Raja Gopal Bhattar, a diversity, equity and belonging strategist and an inaugural Racial Equity Fellow with InterFaith Youth Core’s Interfaith America initiative, spoke to members of the Ithaca College community about incorporating equity, inclusion and belonging into learning environments.
The event, held Feb. 14, was part of the Difficult Dialogues: Cultivating Cultures of Belonging Symposium — an event created to facilitate discussion of complex and controversial subjects by bringing guest speakers to campus to address challenging subjects. Bhattar’s work combines qualitative and quantitative approaches to intersectional identity, with a focus on the experiences of LGBTQ+ people, immigrants, first-generation students, international students and people of color in higher education.
Interim Provost Melanie Stein gave the introduction, noting the relevance of the conversation as educators grapple with the after-effects of COVID-19 on classroom learning.
“Our campus commitment to diversity, equity and inclusion is reflected squarely in our strategic plan and is one of the priorities identified by the Senior Leadership Team this academic year,” Stein said. “Recent events on campus and nationally illustrate that inclusivity is not yet embraced by all. As educators, our classrooms remain one of our most powerful tools to advocate DEI [Diversity, Equity, Inclusion].”
The conversation comes following the discovery of two swastikas drawn inside buildings on campus. Interim President La Jerne Cornish condemned the first swastika in an email to the campus community Feb. 4. Following the discovery of the second swastika, the Office of Public Safety and Management sent out an alert Feb. 8 to the campus community.
Rather than sending out newsletters, Bhattar said it was equally important for colleges to educate people on the history behind issues of importance –– like the swastika — allowing growth, opportunity and progress to take place.
“What are we doing to be properly educated?” Bhattar said. “What is the actual history of the symbol and other symbols that we use, and how [does] that actually transform and make people feel uncomfortable?”
Bhattar emphasized the point that there is still a lot of work to be done in terms of cultivating a culture of belonging, with the goal being to respect the process, growth and progress that will occur along the way.
“What is the concept we want to foster and how are we intentionally defining, redefining and engaging our shared commitment to those values and are we actually all on the same page or not?” Bhattar said.
Bhattar raised several questions to the audience, like which of their identities they think about most often and which they do not. The purpose of the exercise, they said, was to get people thinking about what it means to feel a sense of belonging on college campuses.

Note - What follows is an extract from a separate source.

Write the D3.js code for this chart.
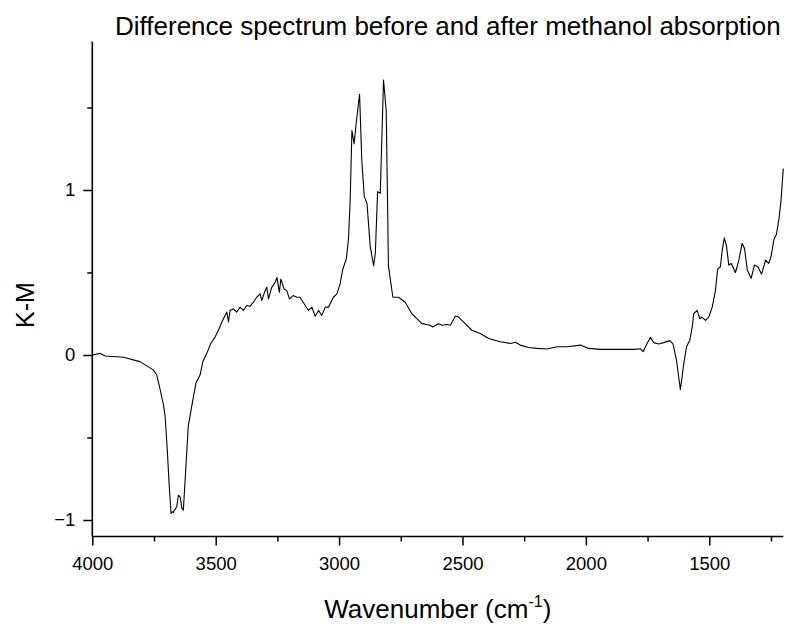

“I believe that it’s important for us to recognize that mattering is an active process and marginalization is an active process,” Bhattar said. “We think of them to be automatic, unintentional experiences, but often are grounded in where and what we do.”
One of the ways Bhattar encouraged this was through faculty interactions with students. They said finding ways to better support the students who are already enrolled at the college will naturally help to build more diversity by attracting students.
“Rather than saying we have to get them in the door, you have to think about how are they being supported? How are they thriving? [Are they] mattered on campus and how are they being marginalized,” Bhatter said.
Bhattar also said that while diversity is a baseline for colleges, equity is a choice that requires intentional work to ensure that it can be met.
“I believe that we have to be equity minded … and be willing to challenge the status quo of everyone gets the same thing,” Bhattar said. “That is not the world we live in and our journey and our role as educators as you transform is to be more equitable.”
One audience member commented on the need to provide more critical resources for students to embrace equity.
“So much of what we see in classrooms is the difference between first generation versus multi-generational learners,” they said. “This intersectionality … is such a big part of our work.”
Bhattar left the audience with several key questions to consider in academic work: asking whose perspectives are not at the table, what is your own framework, and how can you foster a community guided by an equity framework.
“As we think about what it means to engage in this work … I believe that leading with intention that aligns as closely as possible with impact — impact is not always what the intention is — that does not deny the impact nor the intention, but it is the mixing of both,” Bhattar said. “Our job is to align more closely with the impact that we want to have so that our intention can be transformed within our community.”